Bali’s construction boom came with its fair share of gray zones. Many villas have uncertain legal status, unclear zoning, or lack proper permits. The moratorium will elevate the value of fully legal, licensed properties that are already operating or ready to launch.

Owning such a property won’t just be safe—it will be highly strategic.

Timing is everything: scarcity creates urgency

The moratorium isn’t just about restriction. It’s about signaling that the era of unlimited building in Bali is coming to an end. For investors, this introduces a unique dynamic:

  • Properties that exist today may become impossible to replicate tomorrow.
  • Landowners with approved permits may find their plots skyrocketing in value.
  • Those who wait too long might find the best opportunities off the table.

In other words, the best time to invest was yesterday. The second-best? Now.

Strategic areas to watch

Canggu & Berawa

Already built-up and highly desirable.
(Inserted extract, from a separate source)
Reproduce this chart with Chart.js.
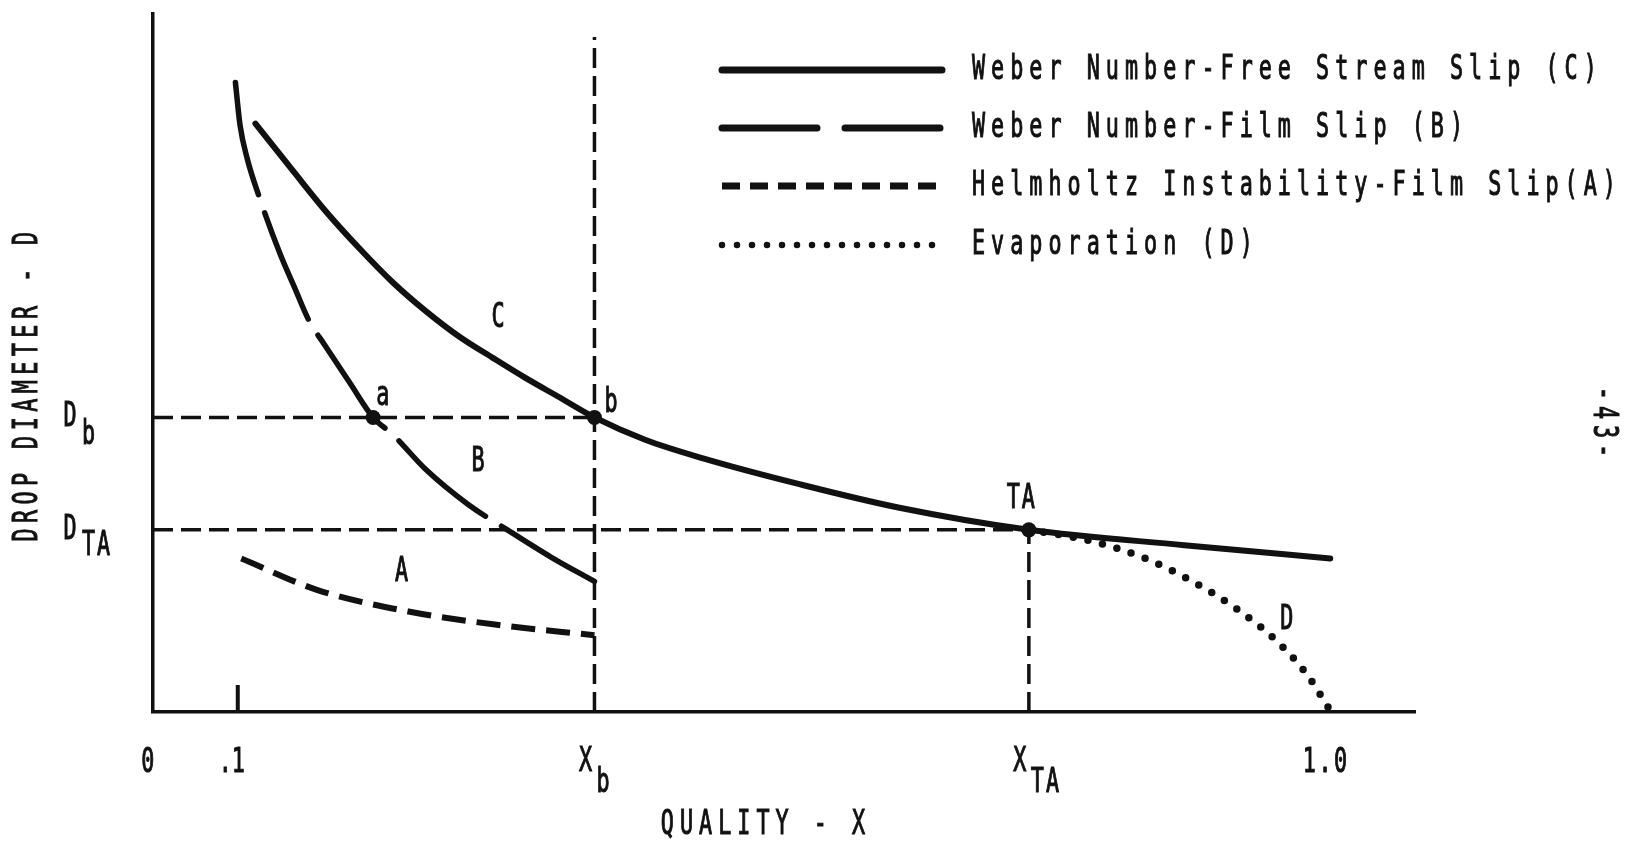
<!DOCTYPE html>
<html>
<head>
<meta charset="utf-8">
<title>Drop diameter vs quality</title>
<script src="https://cdn.jsdelivr.net/npm/chart.js@4.4.1/dist/chart.umd.min.js"></script>
<style>
  body { margin: 0; background: #fff; }
  #wrap { width: 1629px; height: 843px; position: relative; }
</style>
</head>
<body>
<div id="wrap"><canvas id="grafica"></canvas></div>
<script>
// curve C - weber number, free stream slip
const xC = [0.087, 0.120, 0.148, 0.176, 0.204, 0.232, 0.260, 0.289, 0.316, 0.344, 0.375, 0.418, 0.468, 0.550, 0.633, 0.744, 0.876, 1.0];
const yC = [8.43, 7.73, 7.15, 6.63, 6.15, 5.74, 5.38, 5.07, 4.79, 4.52, 4.22, 3.90, 3.63, 3.26, 2.93, 2.61, 2.39, 2.20];
// curve B - weber number, film slip
const xB = [0.070, 0.074, 0.080, 0.090, 0.108, 0.120, 0.133, 0.145, 0.167, 0.187, 0.204, 0.232, 0.268, 0.300, 0.338, 0.375];
const yB = [9.02, 8.40, 7.93, 7.39, 6.56, 6.09, 5.59, 5.28, 4.72, 4.22, 3.97, 3.47, 2.97, 2.62, 2.22, 1.87];
// curve A - helmholtz instability, film slip
const xA = [0.075, 0.141, 0.217, 0.292, 0.375];
const yA = [2.20, 1.74, 1.44, 1.25, 1.10];
// curve D - evaporation
const xD = [0.744, 0.797, 0.840, 0.882, 0.922, 0.958, 0.981, 1.0];
const yD = [2.61, 2.45, 2.22, 1.88, 1.46, 0.96, 0.52, 0.02];

// characteristic qualities / diameters
const Xb = 0.375;
const XTA = 0.744;
const Db = 4.22;
const DTA = 2.61;
const xbLineTop = 9.67;

// marked points a, b, TA
const markX = [0.187, Xb, XTA];
const markY = [Db, Db, DTA];

// x axis ticks (schematic)
const xTickValues = [0, 0.072, Xb, XTA, 1.0];
const xTickLabels = [['0', ''], ['.1', ''], ['X', 'b'], ['X', 'TA'], ['1.0', '']];

const seriesNames = [
  'Weber Number-Free Stream Slip (C)',
  'Weber Number-Film Slip (B)',
  'Helmholtz Instability-Film Slip(A)',
  'Evaporation (D)'
];

// letters written next to the curves
const noteText = ['C', 'a', 'b', 'B', 'A', 'TA', 'D'];
const noteX = [0.294, 0.196, 0.390, 0.277, 0.212, 0.738, 0.964];
const noteY = [5.64, 4.53, 4.43, 3.58, 2.01, 3.05, 1.32];

function pts(xs, ys) {
  return xs.map(function (x, i) { return { x: x, y: ys[i] }; });
}

const INK = '#111';
const FONT = '"DejaVu Sans Mono", "Liberation Mono", monospace';
const FS = 34;

// typewriter-ish text: squeezed mono with wide spacing, slightly heavier ink
function typeText(ctx, s, x, y, size, align, rot, spacing) {
  ctx.save();
  ctx.translate(x, y);
  if (rot) ctx.rotate(rot);
  ctx.scale(0.64, 1);
  ctx.font = size + 'px ' + FONT;
  ctx.letterSpacing = (spacing === undefined ? 9.4 : spacing) + 'px';
  ctx.fillStyle = INK;
  ctx.strokeStyle = INK;
  ctx.lineWidth = 1.1;
  ctx.textAlign = align || 'center';
  ctx.textBaseline = 'middle';
  ctx.fillText(s, 0, 0);
  ctx.strokeText(s, 0, 0);
  ctx.restore();
}

const extras = {
  id: 'extras',
  afterDraw: function (chart) {
    const ctx = chart.ctx;
    const xs = chart.scales.x, ys = chart.scales.y;

    // short tick at .1
    ctx.save();
    ctx.strokeStyle = INK;
    ctx.lineWidth = 4;
    const tx = xs.getPixelForValue(xTickValues[1]);
    ctx.beginPath();
    ctx.moveTo(tx, ys.bottom - 27);
    ctx.lineTo(tx, ys.bottom);
    ctx.stroke();
    ctx.restore();

    // x tick labels
    xTickValues.forEach(function (v, i) {
      const px = xs.getPixelForValue(v);
      const lab = xTickLabels[i];
      if (lab[1]) {
        typeText(ctx, lab[0], px - 9, 762, FS, 'center', 0, 0);
        typeText(ctx, lab[1], px + 2, 783, FS, 'left', 0, 3);
      } else if (i === 1) {
        typeText(ctx, lab[0], px - 6, 763, FS, 'center', 0, 0);
      } else {
        typeText(ctx, lab[0], px - 4, 763, FS, 'center', 0, 4);
      }
    });

    // y reference labels
    typeText(ctx, 'D', 70, ys.getPixelForValue(Db), FS, 'center', 0, 0);
    typeText(ctx, 'b', 82, ys.getPixelForValue(Db) + 18, FS, 'left', 0, 0);
    typeText(ctx, 'D', 70, ys.getPixelForValue(DTA), FS, 'center', 0, 0);
    typeText(ctx, 'TA', 82, ys.getPixelForValue(DTA) + 16, FS, 'left', 0, 3);

    // axis titles
    typeText(ctx, 'QUALITY - X', 766, 825, FS, 'center', 0, 9.4);
    typeText(ctx, 'DROP DIAMETER - D', 28, 384, FS, 'center', -Math.PI / 2, 8.5);

    // page number
    typeText(ctx, '-43-', 1603, 425, FS, 'center', Math.PI / 2, 9.4);

    // curve letters
    noteText.forEach(function (t, i) {
      typeText(ctx, t, xs.getPixelForValue(noteX[i]), ys.getPixelForValue(noteY[i]), FS, 'center', 0, 3);
    });

    // legend
    const rows = [70, 128, 186, 245];
    for (let i = 0; i < 4; i++) {
      const ds = chart.data.datasets[i + 1];
      ctx.save();
      ctx.strokeStyle = INK;
      ctx.lineWidth = ds.legendWidth;
      ctx.lineCap = ds.borderCapStyle || 'butt';
      ctx.setLineDash(ds.legendDash);
      ctx.beginPath();
      ctx.moveTo(722, rows[i]);
      ctx.lineTo(942, rows[i]);
      ctx.stroke();
      ctx.restore();
      typeText(ctx, ds.label, 972, rows[i], FS, 'left', 0, 9.4);
    }
  }
};

const guideStyle = {
  borderColor: INK,
  borderWidth: 3.5,
  borderDash: [20, 8],
  pointRadius: 0,
  showLine: true,
  fill: false
};

const graph = document.getElementById('grafica');
const chart = new Chart(graph, {
  type: 'line',
  data: {
    datasets: [
      {
        label: 'points',
        type: 'scatter',
        data: pts(markX, markY),
        pointRadius: 7.5,
        pointBackgroundColor: INK,
        pointBorderWidth: 0,
        showLine: false
      },
      {
        label: seriesNames[0],
        data: pts(xC, yC),
        borderColor: INK,
        borderWidth: 6,
        borderCapStyle: 'round',
        cubicInterpolationMode: 'monotone',
        pointRadius: 0,
        legendWidth: 7,
        legendDash: []
      },
      {
        label: seriesNames[1],
        data: pts(xB, yB),
        borderColor: INK,
        borderWidth: 5.5,
        borderDash: [115, 19],
        borderCapStyle: 'round',
        cubicInterpolationMode: 'monotone',
        pointRadius: 0,
        legendWidth: 7,
        legendDash: [95, 28]
      },
      {
        label: seriesNames[2],
        data: pts(xA, yA),
        borderColor: INK,
        borderWidth: 6,
        borderDash: [24, 11],
        cubicInterpolationMode: 'monotone',
        pointRadius: 0,
        legendWidth: 7,
        legendDash: [18, 10]
      },
      {
        label: seriesNames[3],
        data: pts(xD, yD),
        borderColor: INK,
        borderWidth: 7.5,
        borderDash: [0, 15],
        borderCapStyle: 'round',
        cubicInterpolationMode: 'monotone',
        pointRadius: 0,
        legendWidth: 6.5,
        legendDash: [0, 15]
      },
      Object.assign({ label: 'Xb', data: pts([Xb, Xb], [0, xbLineTop]) }, guideStyle),
      Object.assign({ label: 'Db', data: pts([0, Xb], [Db, Db]) }, guideStyle),
      Object.assign({ label: 'DTA', data: pts([0, XTA], [DTA, DTA]) }, guideStyle),
      Object.assign({ label: 'XTA', data: pts([XTA, XTA], [0, DTA]) }, guideStyle)
    ]
  },
  options: {
    responsive: true,
    maintainAspectRatio: false,
    animation: false,
    layout: { padding: { left: 145, right: 214, top: 14, bottom: 123 } },
    plugins: {
      legend: { display: false },
      tooltip: { enabled: false }
    },
    scales: {
      x: {
        type: 'linear',
        min: 0,
        max: 1.072,
        grid: { display: false },
        ticks: { display: false },
        border: { display: true, color: INK, width: 3.5 }
      },
      y: {
        type: 'linear',
        min: 0,
        max: 10,
        grid: { display: false },
        ticks: { display: false },
        border: { display: true, color: INK, width: 3.5 }
      }
    }
  },
  plugins: [extras]
});
</script>
</body>
</html>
Properties here could see the biggest appreciation due to intense demand and construction caps.

Uluwatu

With stunning cliffside views and a growing luxury scene, existing villas and resorts will dominate the future market.

Ubud

Inland and spiritual, Ubud may benefit from the moratorium by attracting eco-conscious, longer-stay visitors seeking depth over crowds.

North & East Bali

Lesser-developed areas could become the next frontier—especially if development slows in the south.

Who benefits from the moratorium?

  • Early investors: Those who already secured land or built villas stand to benefit from price appreciation.
  • Landowners with permits: Properties with legal approvals may become golden tickets.
  • Eco-conscious developers: Projects aligned with sustainability will likely receive more support.
  • Buyers seeking passive income: With fewer villas being built, short-term rental income becomes more reliable and competitive.

Challenges and considerations

While the moratorium presents a major opportunity, it’s not without risks:

  • Regulatory clarity is evolving: The rules may shift depending on political will and enforcement.
  • Illegal constructions may be penalized: This is a good time to do thorough due diligence.
  • Financing may be tighter: Banks and lenders may adapt their criteria in response to the changing landscape.

That said, working with reputable developers, agents, and legal advisors will be more essential than ever.

Conclusion: fewer properties, stronger investments

The proposed construction moratorium in Bali marks a transformational shift. While it aims to protect the island’s natural and cultural heritage, it also offers serious upside for investors who act strategically.

Scarcity drives value. And when the supply dries up, only the best properties remain in play.

If you’re considering investing in Bali real estate, the time to secure existing, legal, and well-located properties is now. Those who recognize the long-term potential of a limited supply environment will be the ones who thrive in the years to come.